P'ninat Mishpat: Buying Looted Seforim from the Slovakians

(based on Chelkat Yaakov, Choshen Mishpat 21)

[Some of Rav Breish’s most interesting responsa are related, directly or indirectly, to the Holocaust. One critical question he deals with in simanim 16-20 is what to do with deposits of those who could not be found after the war. However, that issue is too long and involved to present in this forum. This week’s topic below is fascinating, and the responsum is short.] 

 

Case: During the war years, in the “Land of Blood,” Slovakia, the evil government stole the property of Jews whom they sent away to distant places, many of them to their deaths. They now have many thousands of sifrei kodesh, which they want to sell. Is it permitted to buy seforim from them?

 

Ruling: One has to assume that most owners of such seforim had yeiush (gave up hope of receiving the property back, in which case, ownership is lost from stolen objects). One important rabbi claimed that in regard to Torah seforim, yeiush should not apply because only a Jew would buy them (based on Rama, CM 236:8). However, that claim come from a different context, that a buyer has to return the specific property to the original owner. Even so, the original owner must reimburse the buyer for the money he paid the thief. In that case, the buyer may use the property until the owner is ready to reimburse him, in cases where the buyer had intention to recover the object from the thief. 

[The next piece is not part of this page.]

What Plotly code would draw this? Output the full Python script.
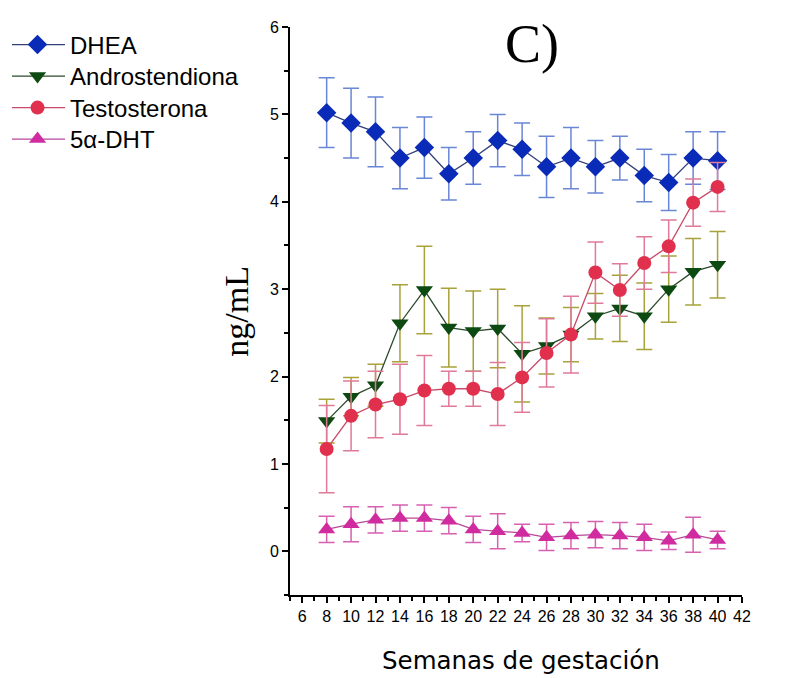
import plotly.graph_objects as go

weeks = [8, 10, 12, 14, 16, 18, 20, 22, 24, 26, 28, 30, 32, 34, 36, 38, 40]

dhea = [5.02, 4.9, 4.8, 4.5, 4.62, 4.32, 4.5, 4.7, 4.6, 4.4, 4.5, 4.4, 4.5, 4.3, 4.22, 4.5, 4.47]
dhea_err = [0.4, 0.4, 0.4, 0.35, 0.35, 0.3, 0.3, 0.3, 0.3, 0.35, 0.35, 0.3, 0.25, 0.3, 0.32, 0.3, 0.33]

andro = [1.49, 1.77, 1.9, 2.61, 2.99, 2.56, 2.52, 2.55, 2.26, 2.35, 2.48, 2.69, 2.78, 2.69, 3.0, 3.2, 3.28]
andro_err = [0.25, 0.22, 0.24, 0.44, 0.5, 0.45, 0.46, 0.45, 0.55, 0.32, 0.31, 0.26, 0.38, 0.38, 0.38, 0.38, 0.38]

testo = [1.17, 1.55, 1.68, 1.74, 1.84, 1.86, 1.86, 1.8, 1.99, 2.27, 2.48, 3.19, 2.99, 3.3, 3.49, 3.99, 4.17]
testo_err = [0.5, 0.4, 0.38, 0.4, 0.4, 0.2, 0.2, 0.36, 0.4, 0.39, 0.44, 0.35, 0.3, 0.3, 0.3, 0.27, 0.28]

dht = [0.25, 0.31, 0.36, 0.38, 0.38, 0.35, 0.25, 0.23, 0.21, 0.16, 0.18, 0.19, 0.18, 0.16, 0.12, 0.19, 0.13]
dht_err = [0.15, 0.2, 0.15, 0.15, 0.15, 0.15, 0.15, 0.2, 0.1, 0.15, 0.15, 0.15, 0.15, 0.15, 0.1, 0.2, 0.1]

x_ticks = list(range(6, 43, 2))

series = [
    ("DHEA", dhea, dhea_err, "#0a2ab8", "#6a86d6", "#34407a", "diamond", 15),
    ("Androstendiona", andro, andro_err, "#0d4a12", "#a8a23a", "#2c4a2c", "triangle-down", 15),
    ("Testosterona", testo, testo_err, "#e0304e", "#e07a98", "#c84a68", "circle", 14),
    ("5α-DHT", dht, dht_err, "#d02ca0", "#d860b0", "#b84898", "triangle-up", 15),
]

legend_ids = ["legend", "legend2", "legend3", "legend4"]
legend_centers_px = [45, 76.5, 108, 139.5]
plot_top, plot_h = 27, 568

fig = go.Figure()
for (name, vals, errs, mcol, ecol, lcol, sym, size), lid in zip(series, legend_ids):
    fig.add_trace(go.Scatter(
        x=weeks, y=vals, name=name, mode="lines+markers", legend=lid,
        line=dict(color=lcol, width=1.3),
        marker=dict(symbol=sym, size=size, color=mcol, line=dict(width=0)),
        error_y=dict(type="data", array=errs, visible=True, color=ecol,
                     thickness=1.5, width=8),
    ))

legend_layout = {}
for lid, cy in zip(legend_ids, legend_centers_px):
    legend_layout[lid] = dict(
        x=-0.615, y=1 - (cy - plot_top) / plot_h, xanchor="left", yanchor="middle",
        font=dict(size=24, family="Liberation Sans, Arial, sans-serif", color="black"),
        itemwidth=55, bgcolor="rgba(0,0,0,0)", indentation=-7,
    )

fig.update_layout(
    width=798, height=678,
    margin=dict(l=285, r=56, t=27, b=83),
    paper_bgcolor="white", plot_bgcolor="white",
    font=dict(family="Liberation Sans, Arial, sans-serif", color="black"),
    showlegend=True,
    annotations=[
        dict(text="C)", x=0.536, y=0.97, xref="paper", yref="paper",
             xanchor="center", yanchor="middle", showarrow=False,
             font=dict(family="Liberation Serif, Times New Roman, serif", size=54)),
        dict(text="ng/mL", x=-0.12, y=0.50, xref="paper", yref="paper",
             xanchor="center", yanchor="middle", textangle=-90, showarrow=False,
             font=dict(family="Liberation Serif, Times New Roman, serif", size=34)),
        dict(text="Semanas de gestación", x=0.51, y=-0.115, xref="paper", yref="paper",
             xanchor="center", yanchor="middle", showarrow=False,
             font=dict(family="DejaVu Sans, sans-serif", size=24.5)),
    ],
    **legend_layout,
)

fig.update_xaxes(
    range=[5, 42], tickvals=x_ticks, ticktext=[str(v) for v in x_ticks],
    showline=True, linecolor="black", linewidth=2, mirror=False,
    ticks="outside", ticklen=6, tickwidth=1.5, tickcolor="black",
    minor=dict(dtick=1, tick0=5, ticks="outside", ticklen=4, tickwidth=1.5, tickcolor="black"),
    showgrid=False, zeroline=False,
    tickfont=dict(size=16, family="Liberation Sans, Arial, sans-serif"),
)
fig.update_yaxes(
    range=[-0.5, 6], dtick=1, tick0=0,
    showline=True, linecolor="black", linewidth=2,
    ticks="outside", ticklen=6, tickwidth=1.5, tickcolor="black",
    minor=dict(dtick=0.5, tick0=0, ticks="outside", ticklen=4, tickwidth=1.5, tickcolor="black"),
    showgrid=False, zeroline=False,
    tickfont=dict(size=16, family="Liberation Sans, Arial, sans-serif"),
)

fig.write_html("out.html")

The Hagahot Harosh discusses the concept of redeeming stolen sifrei kodesh along the lines of the laws for redeeming kidnapped people, i.e., one should do so without exceeding the reasonable price for the seforim. In that context, as well, the redeemer may read the seforim until and unless someone reimburses him. The K’tzot Hachoshen (356:3) explains that there is a special arrangement to allow people to buy the seforim in order to save them from being disgraced.

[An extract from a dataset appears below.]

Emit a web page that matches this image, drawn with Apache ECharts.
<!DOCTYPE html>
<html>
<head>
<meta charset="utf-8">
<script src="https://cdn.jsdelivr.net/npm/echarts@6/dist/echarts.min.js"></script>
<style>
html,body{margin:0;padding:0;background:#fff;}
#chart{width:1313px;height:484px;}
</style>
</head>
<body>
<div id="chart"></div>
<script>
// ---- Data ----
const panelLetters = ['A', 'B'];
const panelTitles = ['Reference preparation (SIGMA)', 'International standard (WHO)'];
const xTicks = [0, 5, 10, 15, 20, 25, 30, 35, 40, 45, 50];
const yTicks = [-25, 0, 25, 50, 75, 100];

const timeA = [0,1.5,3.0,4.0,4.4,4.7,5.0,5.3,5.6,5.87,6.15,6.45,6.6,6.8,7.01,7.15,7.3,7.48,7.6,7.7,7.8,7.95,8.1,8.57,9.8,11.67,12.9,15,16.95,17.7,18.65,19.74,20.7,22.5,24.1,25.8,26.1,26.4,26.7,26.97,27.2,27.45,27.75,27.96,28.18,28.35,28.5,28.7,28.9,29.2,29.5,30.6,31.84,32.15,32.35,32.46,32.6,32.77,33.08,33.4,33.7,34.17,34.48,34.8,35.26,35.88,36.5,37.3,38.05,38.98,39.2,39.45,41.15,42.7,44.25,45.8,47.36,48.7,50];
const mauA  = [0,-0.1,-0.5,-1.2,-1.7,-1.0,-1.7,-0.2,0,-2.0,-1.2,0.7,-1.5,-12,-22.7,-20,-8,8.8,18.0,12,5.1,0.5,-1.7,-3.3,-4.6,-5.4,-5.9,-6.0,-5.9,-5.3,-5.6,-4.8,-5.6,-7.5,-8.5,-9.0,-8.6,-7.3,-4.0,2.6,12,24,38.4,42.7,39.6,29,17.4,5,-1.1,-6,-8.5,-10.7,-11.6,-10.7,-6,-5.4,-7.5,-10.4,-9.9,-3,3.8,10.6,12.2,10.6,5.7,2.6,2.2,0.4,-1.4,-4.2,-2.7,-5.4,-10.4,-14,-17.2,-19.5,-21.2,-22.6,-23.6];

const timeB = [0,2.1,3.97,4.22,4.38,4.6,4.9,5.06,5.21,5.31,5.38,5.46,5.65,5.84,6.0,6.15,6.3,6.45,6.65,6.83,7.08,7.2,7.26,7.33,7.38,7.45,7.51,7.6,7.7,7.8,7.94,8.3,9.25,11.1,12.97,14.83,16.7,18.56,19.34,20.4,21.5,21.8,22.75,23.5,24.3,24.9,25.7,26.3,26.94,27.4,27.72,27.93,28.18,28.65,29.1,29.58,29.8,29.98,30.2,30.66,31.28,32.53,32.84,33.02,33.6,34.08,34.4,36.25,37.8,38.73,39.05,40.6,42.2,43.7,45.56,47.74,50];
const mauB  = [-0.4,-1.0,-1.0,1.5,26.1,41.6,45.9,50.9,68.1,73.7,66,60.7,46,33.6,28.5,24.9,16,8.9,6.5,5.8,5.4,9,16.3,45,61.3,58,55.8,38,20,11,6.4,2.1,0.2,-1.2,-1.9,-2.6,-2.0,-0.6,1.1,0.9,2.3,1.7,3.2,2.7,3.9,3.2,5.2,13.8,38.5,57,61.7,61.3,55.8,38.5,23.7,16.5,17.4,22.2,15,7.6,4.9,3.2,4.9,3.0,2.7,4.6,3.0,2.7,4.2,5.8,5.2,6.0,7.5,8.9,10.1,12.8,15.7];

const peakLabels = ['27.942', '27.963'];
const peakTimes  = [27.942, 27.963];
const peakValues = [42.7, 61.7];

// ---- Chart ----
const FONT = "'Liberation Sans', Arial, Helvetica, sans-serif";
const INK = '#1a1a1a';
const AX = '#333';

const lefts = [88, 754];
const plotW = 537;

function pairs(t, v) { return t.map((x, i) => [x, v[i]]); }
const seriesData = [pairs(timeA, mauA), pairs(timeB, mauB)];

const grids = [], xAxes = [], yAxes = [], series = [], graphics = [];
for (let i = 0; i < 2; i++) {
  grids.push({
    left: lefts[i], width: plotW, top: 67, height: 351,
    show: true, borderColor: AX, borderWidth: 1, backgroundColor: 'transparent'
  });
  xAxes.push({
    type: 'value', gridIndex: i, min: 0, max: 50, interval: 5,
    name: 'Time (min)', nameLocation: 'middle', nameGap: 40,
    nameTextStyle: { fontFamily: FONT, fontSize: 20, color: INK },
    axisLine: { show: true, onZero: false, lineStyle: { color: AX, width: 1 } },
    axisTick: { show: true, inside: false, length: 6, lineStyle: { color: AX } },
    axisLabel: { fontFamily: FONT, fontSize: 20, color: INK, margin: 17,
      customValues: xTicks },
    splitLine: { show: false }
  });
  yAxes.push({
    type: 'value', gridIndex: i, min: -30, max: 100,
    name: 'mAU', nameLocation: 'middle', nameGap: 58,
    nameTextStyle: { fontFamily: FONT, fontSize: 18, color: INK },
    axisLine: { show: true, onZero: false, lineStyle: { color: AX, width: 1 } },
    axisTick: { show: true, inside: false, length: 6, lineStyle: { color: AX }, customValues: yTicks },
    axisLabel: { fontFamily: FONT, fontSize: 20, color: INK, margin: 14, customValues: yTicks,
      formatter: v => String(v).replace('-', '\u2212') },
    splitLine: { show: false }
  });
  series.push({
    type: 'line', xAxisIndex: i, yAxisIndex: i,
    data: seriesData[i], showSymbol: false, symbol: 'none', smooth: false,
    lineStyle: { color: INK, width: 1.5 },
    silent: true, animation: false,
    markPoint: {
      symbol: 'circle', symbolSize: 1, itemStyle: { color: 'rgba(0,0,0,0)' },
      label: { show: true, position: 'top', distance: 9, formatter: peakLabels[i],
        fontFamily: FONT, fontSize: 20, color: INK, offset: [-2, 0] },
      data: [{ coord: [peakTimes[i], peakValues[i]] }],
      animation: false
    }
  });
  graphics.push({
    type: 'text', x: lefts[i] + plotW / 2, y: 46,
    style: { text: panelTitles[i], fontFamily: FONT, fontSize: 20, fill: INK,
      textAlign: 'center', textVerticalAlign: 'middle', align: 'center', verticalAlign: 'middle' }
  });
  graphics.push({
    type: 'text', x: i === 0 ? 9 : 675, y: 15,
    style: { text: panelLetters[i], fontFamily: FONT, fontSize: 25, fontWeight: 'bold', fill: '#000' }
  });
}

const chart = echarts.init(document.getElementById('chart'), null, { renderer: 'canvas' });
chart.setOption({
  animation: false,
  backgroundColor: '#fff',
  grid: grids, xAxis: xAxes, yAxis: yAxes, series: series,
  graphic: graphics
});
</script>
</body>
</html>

In this case, it is possible that a buyer may keep the seforim even if the original owners later want to reimburse him and receive the seforim. This is based on the regular rule that one who buys from a thief after the owner had yeiush can keep them, due to an assumption that the aforementioned Rama’s logic does not apply. The Rama is working with the understanding that if no Jew buys the seforim from the thief, he will have to return them to the owner with some monetary arrangement. In our heartbreaking situation, the original owners were sent far away, and, in similar situations in Europe, the looters eventually burnt the seforim in a very disgraceful manner. Therefore, the owners certainly had yeiush. It is like a situation where one’s wares were washed away by an overflowing river, in which case anyone who found them downstream can acquire them from hefker (a state of non-ownership) (see Bava Kama 115b, the Ran, Shabbat 120, and Shulchan Aruch, CM 259:7). The Rama just adds that it is proper to return such objects beyond the letter of the law.

I believe that the rabbis of Poland came out in the past with a pronouncement or a ban against buying such seforim from the authorities under similar circumstances. It must be deliberated whether that ban applies here as well. However, according to the basic law, there are no qualms about buying these seforim.